The Rhetoric of Hate, a piece of angry editorializing from Tina


"The misuse of language induces evil in the soul."
 — Socrates

Mondays are usually devoted to Reader Recommendations. But this Monday, I have something else on my mind.

A friend of mine, Sonya Huber, wrote a fantastic book – Cover Me. It’s a memoir about her struggles and successes trying to provide health care for herself and her family. It’s really good too, which is why I wrote a review of it on Amazon saying as much.

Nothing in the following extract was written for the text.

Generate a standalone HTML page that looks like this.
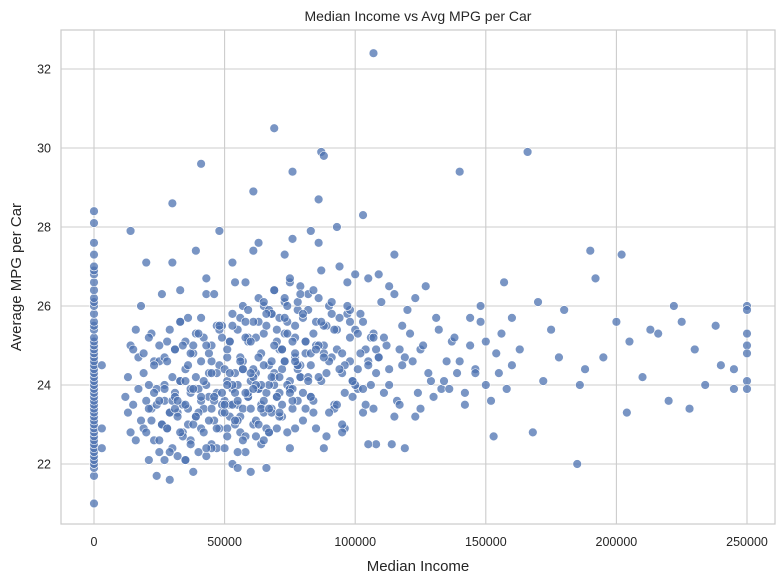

This morning she saw another review, also posted as a response to my review. I will not quote from it because it is violent, twisted, misogynistic, and vile. If it had been sent directly to her, it would have been grounds for calling the police (this is not an exaggeration).  But because it is in a public forum, all of us can only stare at it and report it as abuse and hope that someone at Amazon takes it down, and quickly,

I’m sick about this, and very very angry. Public discourse has taken a turn toward the violent and unhinged. We debate whether events like the recent bloodbath in Arizona are a product of this kind of language. I think it’s time we stopped debating and realized that yes, it’s connected. Very much so.

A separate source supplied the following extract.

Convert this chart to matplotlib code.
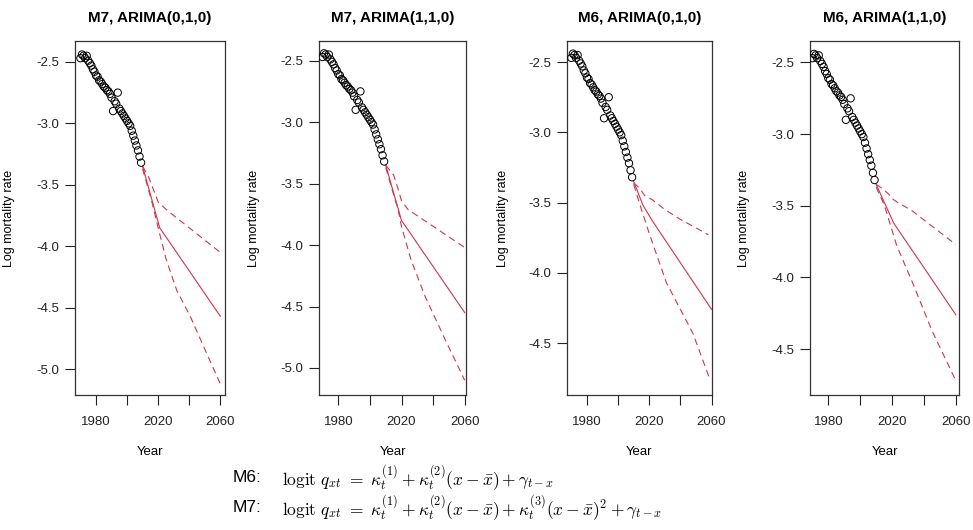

Say something loud enough and long enough, and the edges between the printed page and flesh-and-blood reality get blurred. Rhetoric influences our actions whether we like it or not. Here in America, we tilt too strongly toward the primacy of the individual. We like to think of ourselves as a nation of do-it-yourselfers, hard-working citizens who pulled ourselves into whatever niche we occupy by our own smarts and sweat.

But America is a collective, and we all stew in its cultural juices. Now imagine paranoid minds like Jared Loughner‘s or the hate-spewing reviewer’s on Amazon — what juices does America provide for brains like this to absorb? What actions might result from this unholy recipe?

Our right to free speech does not protect recklessness. It does not protect dangerous inflammatory rhetoric. It does not protect cries of fire in a crowded theatre, and it NEVER HAS. If your words provoke a stampede, then responsibility for that stampede’s all on you, fellow citizen.

UPDATE: After an outpouring of reports identifying the review as abusive and inappropriate, Amazon removed the offending post. Many thanks to everyone who took the time to step on this nastiness.

(A longer version of this post can be found in my Local Views column in the Statesboro version of The 11th Hour, soon to be available online).

2 comments:

Laura Valeri said...

Well said, Tina.

Bobbye Terry said...

Hideous that anyone would do this. A long time ago my co-writer and I got a nasty review on Amazon and we just asked others to write reviews who'd read the book and they buried the offending sucker in an avalanche of applause. So take that you evil witch! Some people are so jealous of anyone who rises like cream with a work of art. It's like some nasty streak that makes them thoroughly enjoy what it took years of hard work to create. Karma will hopefully pay those people back.